April 17, 2012

Fall Down Seven Times, Get up Eight.

Recently there was an interesting article in the Philadelphia Inquirer  by Kristen Graham (http://tinyurl.com/d3ecu5d) about a young man who is currently lamenting his participation in a program in which he committed to teach in the Philadelphia Public Schools upon graduation from college.  He is second guessing his participation in this school district because of its mismanagement, so much so that he is quoted as saying “It saddens my heart that I don't want to teach in Philadelphia…”  Many responded both on Graham’s blog/webpage as well as on the Inquirer page.  The comments ranged from support to derision.  The critical take away from this article is why would this young man, young man of color to be exact, want to renege on his promise?

Let me be clear, I can understand and appreciate his sentiment.  However, perhaps because of my upbringing, or my stubbornness, or a combination of both, I’d see the troubles surrounding Philly and other major school districts as a blessing, not a curse.  I’d see it as a challenge rather than an impediment.  I see it as an opportunity to effect change and...Oh wait, I did just that.

Back in 2000 I made a failed attempt at my dream career.  I wanted to be a lawyer.  I had always been told that I would make a good lawyer, and wanted badly to be able to argue for a living.  Not to mention, I had a dream of becoming the next Thurgood Marshall, even all the way to the lifetime appointment in the building which cites “Equal Justice, Under Law” as its premise.

Alas that did not happen.  In 2003, I made the cross country journey in a car I did not own 48 hours before to a city where I did not have a home to “just” became a teacher – the family business.  What I did to become a teacher was all in.  I left my home city, moved to another city without the promise of a job, and had no where to stay.  I did so because of a plethora of selfish reasons (not wanting to be in my family's shadow in Chicago was the main one), but also because I wanted to help the students of South Central - I wanted to teach them they way I was taught in an independent school setting, in their public school environment. 

My journey into the classroom is not what I want to focus on today.  I want to critique a culture and a society in which this young man is increasingly becoming the norm rather than the exception when it comes to giving back through teaching as well those who continue to demean young folks who want to get into this business of education. Psychologically speaking for a long time (and perhaps even now if you ask some) I feel as if I let myself down by becoming an educator, that I missed my life calling.  What makes me forget that feeling are the constant reminders of the influence I have had on a large number (over 1000) young people – from a diverse range of races as well as social classes.  Not just in the classroom, but in the streets volunteering, building homes and communities with young folk from many states.  Contributing to that number of young people in such diverse educational experiences has to have had a profound impact on the leaders of tomorrow - not to mention how I view the world.  However, I strongly believe that I was not THE difference in their lives, but rather A difference in their life.  Marianne Williamson said it best; “I am not the teacher in life, I am the student.”  I have learned so much from my students, mentees and other young people that I would be disingenuous if I said otherwise.

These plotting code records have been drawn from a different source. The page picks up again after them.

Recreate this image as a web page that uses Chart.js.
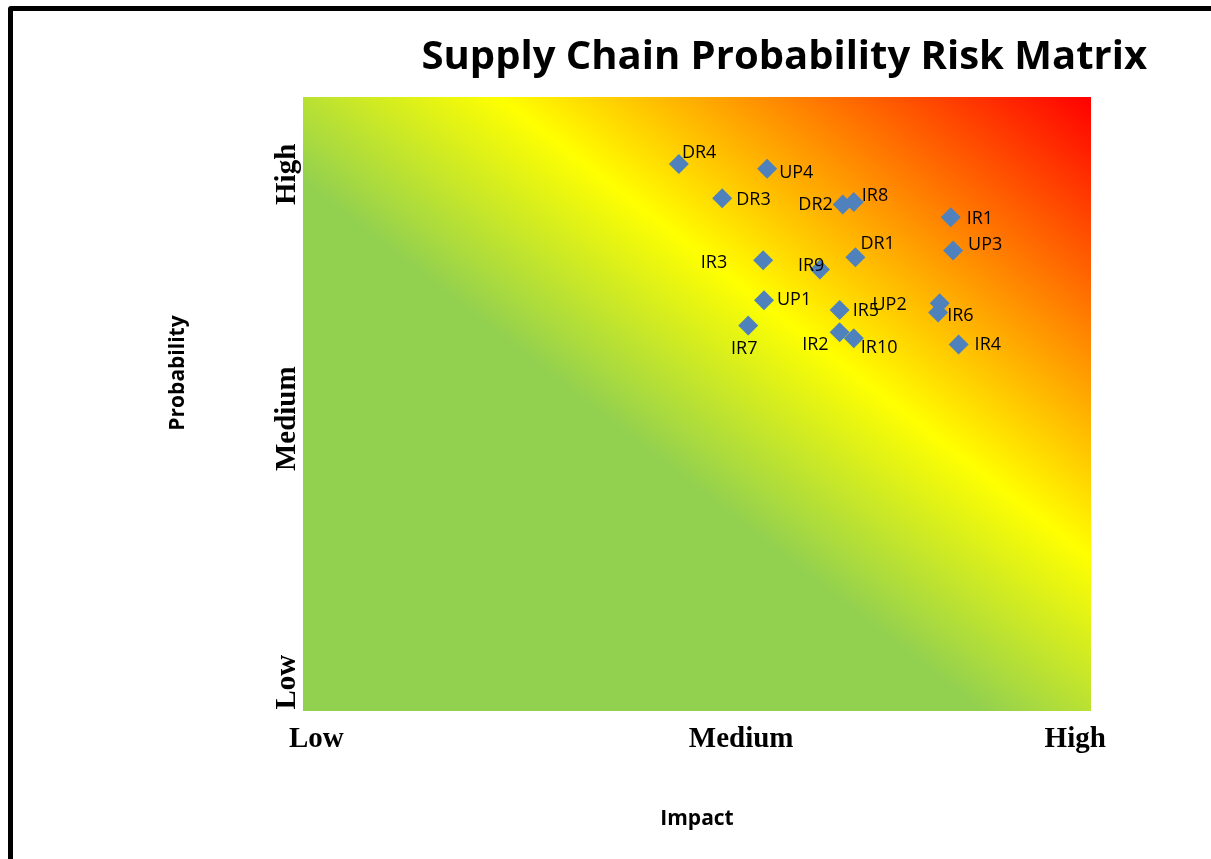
<!DOCTYPE html>
<html>
<head>
<meta charset="utf-8">
<title>Supply Chain Probability Risk Matrix</title>
<script src="https://cdn.jsdelivr.net/npm/chart.js@4.4.1/dist/chart.umd.min.js"></script>
<style>
    html, body { margin: 0; padding: 0; background: #fff; overflow: hidden; }
    #wrap { position: relative; width: 1211px; height: 859px; }
    #frame { position: absolute; left: 8px; top: 6px; width: 1300px; height: 1000px; border: 5px solid #000; border-radius: 3px; box-sizing: border-box; }
    #grafico { position: absolute; left: 0; top: 0; }
</style>
</head>
<body>
<div id="wrap">
    <div id="frame"></div>
    <canvas id="grafico" width="1211" height="859"></canvas>
</div>
<script>
// 1. DADOS
const riskNames = ['DR4', 'UP4', 'DR3', 'DR2', 'IR8', 'IR1', 'UP3', 'DR1', 'IR3', 'IR9', 'UP1', 'IR5', 'UP2', 'IR6', 'IR7', 'IR2', 'IR10', 'IR4'];
const impactValues = [4.77, 5.89, 5.32, 6.85, 6.99, 8.22, 8.25, 7.01, 5.84, 6.56, 5.85, 6.81, 8.08, 8.06, 5.65, 6.81, 6.99, 8.32];
const probabilityValues = [8.91, 8.83, 8.35, 8.25, 8.29, 8.04, 7.50, 7.39, 7.34, 7.19, 6.69, 6.53, 6.64, 6.49, 6.28, 6.17, 6.07, 5.97];

const levelLabels = ['Low', 'Medium', 'High'];
const impactTicks = [0.17, 5.56, 9.80];
const probabilityTicks = [0.47, 4.76, 8.74];

// posição dos rótulos de cada ponto (dx, dy, alinhamento)
const labelOffsets = [
    [3, -11, 'left'], [12, 4, 'left'], [14, 2, 'left'], [-10, 0, 'right'], [8, -6, 'left'], [16, 2, 'left'],
    [15, -6, 'left'], [5, -13, 'left'], [-36, 3, 'right'], [-22, -4, 'left'], [13, 0, 'left'], [13, 1, 'left'],
    [-33, 2, 'right'], [9, 3, 'left'], [-4, 23, 'center'], [-11, 13, 'right'], [7, 10, 'left'], [16, 0, 'left']
];

const fonteSerif = '"Liberation Serif", "Times New Roman", serif';

// 2. FUNDO EM DEGRADÊ (verde -> amarelo -> vermelho)
const fundoGradiente = {
    id: 'fundoGradiente',
    beforeDatasetsDraw(chart) {
        const { ctx, chartArea: a } = chart;
        const w = a.right - a.left, h = a.bottom - a.top;
        const gx = 1 / (2 * w), gy = 1 / (2 * h), n = gx * gx + gy * gy;
        const g = ctx.createLinearGradient(a.left, a.bottom, a.left + gx / n, a.bottom - gy / n);
        g.addColorStop(0, '#92D050');
        g.addColorStop(0.43, '#92D050');
        g.addColorStop(0.625, '#FFFF00');
        g.addColorStop(1, '#FF0000');
        ctx.save();
        ctx.fillStyle = g;
        ctx.fillRect(a.left, a.top, w, h);
        ctx.restore();
    }
};

// 3. RÓTULOS DOS PONTOS + TÍTULOS + RÓTULOS VERTICAIS DO EIXO Y
const rotulos = {
    id: 'rotulos',
    afterDatasetsDraw(chart) {
        const ctx = chart.ctx;
        const meta = chart.getDatasetMeta(0);
        ctx.save();
        ctx.font = '18px "Open Sans"';
        ctx.fillStyle = '#000';
        ctx.textBaseline = 'middle';
        meta.data.forEach((pt, i) => {
            const [dx, dy, al] = labelOffsets[i];
            ctx.textAlign = al;
            ctx.fillText(riskNames[i], pt.x + dx, pt.y + dy);
        });
        ctx.restore();
    },
    afterDraw(chart) {
        const { ctx, chartArea: a } = chart;
        ctx.save();
        ctx.fillStyle = '#000';
        ctx.font = 'bold 40px "Open Sans"';
        ctx.textAlign = 'right';
        ctx.textBaseline = 'alphabetic';
        ctx.fillText('Supply Chain Probability Risk Matrix', a.right + 56, a.top - 28);

        // ticks do eixo y, girados 90 graus
        const ys = chart.scales.y;
        ctx.font = 'bold 29px ' + fonteSerif;
        ctx.textAlign = 'center';
        ys.ticks.forEach((t, i) => {
            ctx.save();
            ctx.translate(a.left - 8, ys.getPixelForValue(t.value));
            ctx.rotate(-Math.PI / 2);
            ctx.fillText(t.label || levelLabels[i], 0, 0);
            ctx.restore();
        });

        ctx.translate(a.left - 125, a.top + 276);
        ctx.rotate(-Math.PI / 2);
        ctx.font = 'bold 21px "Open Sans"';
        ctx.textBaseline = 'middle';
        ctx.fillText('Probability', 0, 0);
        ctx.restore();
    }
};

// 4. GRÁFICO
new Chart(document.getElementById('grafico').getContext('2d'), {
    type: 'scatter',
    data: {
        datasets: [{
            data: impactValues.map((x, i) => ({ x: x, y: probabilityValues[i] })),
            pointStyle: 'rectRot',
            pointRadius: 10,
            pointHoverRadius: 10,
            backgroundColor: '#4F81BD',
            borderColor: '#4F81BD',
            borderWidth: 0
        }]
    },
    options: {
        responsive: false,
        animation: false,
        layout: { padding: { left: 303, right: 120, top: 97, bottom: 23 } },
        plugins: { legend: { display: false }, tooltip: { enabled: false } },
        scales: {
            x: {
                type: 'linear', min: 0, max: 10,
                grid: { display: false, drawTicks: false },
                border: { display: false },
                afterBuildTicks: (s) => { s.ticks = impactTicks.map(v => ({ value: v })); },
                ticks: {
                    autoSkip: false, maxRotation: 0, padding: 11, color: '#000',
                    font: { family: fonteSerif, size: 29, weight: 'bold' },
                    callback: (v, i) => levelLabels[i]
                },
                title: {
                    display: true, text: 'Impact', color: '#000',
                    padding: { top: 39, bottom: 4 },
                    font: { family: '"Open Sans"', size: 21, weight: 'bold' }
                }
            },
            y: {
                type: 'linear', min: 0, max: 10,
                grid: { display: false, drawTicks: false },
                border: { display: false },
                afterBuildTicks: (s) => { s.ticks = probabilityTicks.map(v => ({ value: v })); },
                afterFit: (s) => { s.width = 0; },
                ticks: { display: false, autoSkip: false, callback: (v, i) => levelLabels[i] }
            }
        }
    },
    plugins: [fundoGradiente, rotulos]
});
</script>
</body>
</html>
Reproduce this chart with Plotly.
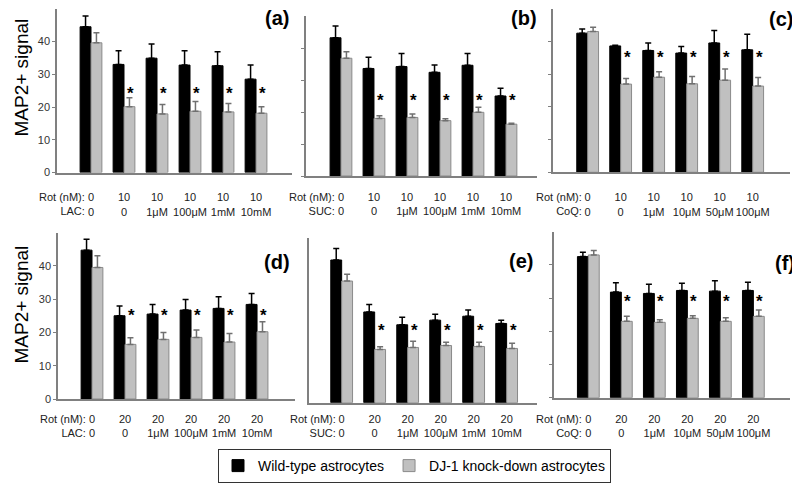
import plotly.graph_objects as go

# the page adds an 8 px body margin, so the figure is drawn 8 px in from the corner
OFF = 8
W, H = 800 - OFF, 486 - OFF
FONT = "Arial, 'Liberation Sans', sans-serif"

# x-axis labels (two lines under every pair of bars)
rot_10 = ['0', '10', '10', '10', '10', '10']
rot_20 = ['0', '20', '20', '20', '20', '20']
lac_doses = ['0', '0', '1μM', '100μM', '1mM', '10mM']
suc_doses = ['0', '0', '1μM', '100μM', '1mM', '10mM']
coq_doses = ['0', '0', '1μM', '10μM', '50μM', '100μM']

# (a) LAC, rotenone 10 nM
a_wt = [44.5, 33.0, 34.9, 32.8, 32.6, 28.5]
a_wt_err = [3.3, 4.2, 4.3, 4.4, 4.3, 4.3]
a_kd = [39.6, 20.1, 17.9, 18.7, 18.5, 18.1]
a_kd_err = [3.1, 2.7, 2.9, 3.0, 2.6, 2.0]
a_star = [None, 25.4, 25.4, 25.4, 25.4, 25.4]

# (b) SUC, rotenone 10 nM
b_wt = [43.2, 33.6, 34.2, 32.4, 34.6, 25.0]
b_wt_err = [3.7, 3.5, 4.1, 2.3, 3.7, 2.4]
b_kd = [36.8, 18.0, 18.3, 17.3, 19.9, 16.2]
b_kd_err = [2.0, 0.8, 1.1, 0.6, 1.6, 0.3]
b_star = [None, 24.8, 24.8, 24.8, 24.8, 24.8]

# (c) CoQ, rotenone 10 nM
c_wt = [42.6, 38.7, 37.3, 36.5, 39.6, 37.5]
c_wt_err = [1.3, 0.2, 2.3, 2.0, 3.8, 4.8]
c_kd = [43.1, 27.0, 29.1, 27.1, 28.2, 26.4]
c_kd_err = [1.3, 1.7, 1.7, 2.2, 3.4, 2.6]
c_star = [None, 36.5, 36.5, 36.5, 36.5, 36.5]

# (d) LAC, rotenone 20 nM
d_wt = [44.7, 25.0, 25.5, 26.7, 27.2, 28.4]
d_wt_err = [3.3, 2.9, 2.9, 3.2, 3.5, 3.3]
d_kd = [39.5, 16.4, 17.9, 18.5, 17.1, 20.2]
d_kd_err = [3.5, 2.0, 2.1, 2.2, 2.6, 3.0]
d_star = [None, 26.2, 26.2, 26.2, 26.2, 26.2]

# (e) SUC, rotenone 20 nM
e_wt = [43.4, 27.6, 23.7, 25.1, 26.3, 24.1]
e_wt_err = [3.5, 2.3, 2.3, 1.8, 1.9, 1.0]
e_kd = [37.0, 16.2, 16.8, 17.4, 17.1, 16.5]
e_kd_err = [2.1, 0.8, 1.9, 1.0, 1.3, 1.6]
e_star = [None, 23.1, 23.1, 23.1, 23.1, 23.1]

# (f) CoQ, rotenone 20 nM
f_wt = [42.5, 31.8, 31.4, 32.3, 32.1, 32.3]
f_wt_err = [1.3, 2.8, 2.8, 2.2, 3.1, 2.5]
f_kd = [43.0, 23.0, 22.7, 23.9, 23.0, 24.5]
f_kd_err = [1.3, 1.5, 0.8, 0.8, 1.1, 1.9]
f_star = [None, 30.1, 30.1, 30.1, 30.1, 30.1]

panels = [
    dict(tag='(a)', rot=rot_10, drug='LAC', doses=lac_doses, wt=a_wt, wt_err=a_wt_err, kd=a_kd, kd_err=a_kd_err, star=a_star),
    dict(tag='(b)', rot=rot_10, drug='SUC', doses=suc_doses, wt=b_wt, wt_err=b_wt_err, kd=b_kd, kd_err=b_kd_err, star=b_star),
    dict(tag='(c)', rot=rot_10, drug='CoQ', doses=coq_doses, wt=c_wt, wt_err=c_wt_err, kd=c_kd, kd_err=c_kd_err, star=c_star),
    dict(tag='(d)', rot=rot_20, drug='LAC', doses=lac_doses, wt=d_wt, wt_err=d_wt_err, kd=d_kd, kd_err=d_kd_err, star=d_star),
    dict(tag='(e)', rot=rot_20, drug='SUC', doses=suc_doses, wt=e_wt, wt_err=e_wt_err, kd=e_kd, kd_err=e_kd_err, star=e_star),
    dict(tag='(f)', rot=rot_20, drug='CoQ', doses=coq_doses, wt=f_wt, wt_err=f_wt_err, kd=f_kd, kd_err=f_kd_err, star=f_star),
]

# screen-pixel frame of each panel: x left/right, y of zero line / top of axis,
# x range, top of label text, tag centre, whether y ticks are shown
frames = [
    dict(x0=57, x1=292, yz=172.5, yt=8.75, xr=[-1.03, 6.09], lab=192, tagxy=(276.5, 18.5), ticks=True),
    dict(x0=306, x1=537, yz=176, yt=16, xr=[-1.06, 5.94], lab=192, tagxy=(523.5, 17.5), ticks=True),
    dict(x0=553, x1=790, yz=172.3, yt=9, xr=[-1.05, 6.13], lab=192, tagxy=(781, 19), ticks=True),
    dict(x0=58, x1=295, yz=399, yt=232.5, xr=[-1.03, 6.15], lab=414, tagxy=(277, 261.5), ticks=True),
    dict(x0=309, x1=537, yz=402.7, yt=238.3, xr=[-0.99, 5.92], lab=414, tagxy=(521, 261), ticks=False),
    dict(x0=554, x1=790, yz=397.7, yt=231.7, xr=[-1.04, 6.11], lab=414, tagxy=(785, 262.5), ticks=True),
]


def px(x):
    return (x - OFF) / W


def py(y):
    return 1 - (y - OFF) / H


BAR_W = 0.33
GRAY = '#c0c0c0'
AXIS = '#808080'

fig = go.Figure()
annotations = []
layout = {}
for i, (p, fr) in enumerate(zip(panels, frames)):
    n = '' if i == 0 else str(i + 1)
    xa, ya = 'x' + n, 'y' + n
    xs = list(range(len(p['wt'])))
    fig.add_trace(go.Bar(
        x=xs, y=p['wt'], name='Wild-type astrocytes', legendgroup='wt', showlegend=(i == 0),
        marker=dict(color='black', line=dict(color='black', width=1)),
        error_y=dict(type='data', symmetric=False, array=p['wt_err'], arrayminus=[0] * len(xs),
                     color='black', thickness=1.5, width=3),
        xaxis=xa, yaxis=ya))
    fig.add_trace(go.Bar(
        x=xs, y=p['kd'], name='DJ-1 knock-down astrocytes', legendgroup='kd', showlegend=(i == 0),
        marker=dict(color=GRAY, line=dict(color='#8a8a8a', width=1)),
        error_y=dict(type='data', symmetric=False, array=p['kd_err'], arrayminus=[0] * len(xs),
                     color='#707070', thickness=1.5, width=3),
        xaxis=xa, yaxis=ya))

    layout['xaxis' + n] = dict(
        domain=[px(fr['x0']), px(fr['x1'])], range=fr['xr'], anchor=ya,
        showline=True, linecolor=AXIS, linewidth=1.5, showgrid=False, zeroline=False,
        tickvals=xs, ticktext=[f'{r}<br>{d}' for r, d in zip(p['rot'], p['doses'])],
        ticks='', tickfont=dict(size=11, color='#222', family=FONT),
        ticklabelstandoff=round(fr['lab'] - fr['yz'] - 6))
    layout['yaxis' + n] = dict(
        domain=[py(fr['yz']), py(fr['yt'])], range=[0, 50], anchor=xa,
        showline=True, linecolor=AXIS, linewidth=1.5, showgrid=False, zeroline=False,
        tickvals=[0, 10, 20, 30, 40], ticks='outside' if fr['ticks'] else '', ticklen=3,
        tickcolor=AXIS, showticklabels=(i % 3 == 0),
        tickfont=dict(size=11, color='#333', family=FONT))

    # "Rot (nM):" / "LAC:" captions in front of the first label
    annotations.append(dict(
        xref=xa, x=xs[0], xanchor='right', xshift=-4,
        yref='paper', y=py(fr['lab'] - 3), yanchor='top',
        text=f"Rot (nM):<br>{p['drug']}:", align='right', showarrow=False,
        font=dict(size=11, color='#222', family=FONT)))
    # panel tag
    tx, ty = fr['tagxy']
    annotations.append(dict(
        xref='paper', yref='paper', x=px(tx), y=py(ty), xanchor='center', yanchor='middle',
        text=f"<b>{p['tag']}</b>", showarrow=False, font=dict(size=20, color='black', family=FONT)))
    # significance stars over the knock-down bars
    for x, s in zip(xs, p['star']):
        if s is None:
            continue
        annotations.append(dict(
            xref=xa, yref=ya, x=x + BAR_W / 2, y=s, xshift=1, yshift=-4,
            text='<b>*</b>', showarrow=False, font=dict(size=17, color='black', family=FONT)))

for yc in (78, 305):
    annotations.append(dict(
        xref='paper', yref='paper', x=0, y=py(yc), xanchor='left', yanchor='middle',
        text='MAP2+ signal', textangle=-90, showarrow=False,
        font=dict(size=19, color='black', family=FONT)))

fig.update_layout(
    **layout,
    annotations=annotations,
    barmode='group', bargap=1 - 2 * BAR_W, bargroupgap=0,
    width=W, height=H,
    margin=dict(l=0, r=0, t=0, b=0, autoexpand=False),
    paper_bgcolor='white', plot_bgcolor='white',
    font=dict(family=FONT, color='black'),
    legend=dict(orientation='h', x=px(218), y=py(449), xanchor='left', yanchor='top',
                bordercolor='#333', borderwidth=1, font=dict(size=14, family=FONT, color='black'),
                itemclick=False),
)

fig.write_html("out.html")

So to the young man who doesn’t want to stay in Philadelphia after his initial teaching contract expires and for those Teach for America teachers who are constantly maligned by naysayers on both sides of the aisle, in the immortal words of two late 20th century poets T.S. Shakur said; “Keep ya head up” and Billy Joel concurred by encouraging at the end of each of his concerts to “Don’t take no s**t from anyone!”

My message is simple.  Youth are the leaders of tomorrow.  Sometimes us “older” folk have selective amnesia when it comes to our own youth.  We look in the rear view mirror and only see our mistakes and what we shouldn’t have done.  Rarely do we see the good, and our reflexive mirror seems bent towards the negative.  Thus either through trying to protect young folk, or because we think they are too "immature," we want younger people to be “seen and not heard” to “learn the lessons from their elders” and other types of sayings that are as old as the typewriter they were written on.  In sum, in order to lead, you have to make mistakes.  If we want “perfection” we will never achieve change.  In other words, you have to fall down seven times, get up eight.  Learn from your mistakes, dust yourself off, and continue the fight.  Otherwise we will forever be mired in slow, methodical change from top down rather than organic, grassroots change from the ground up.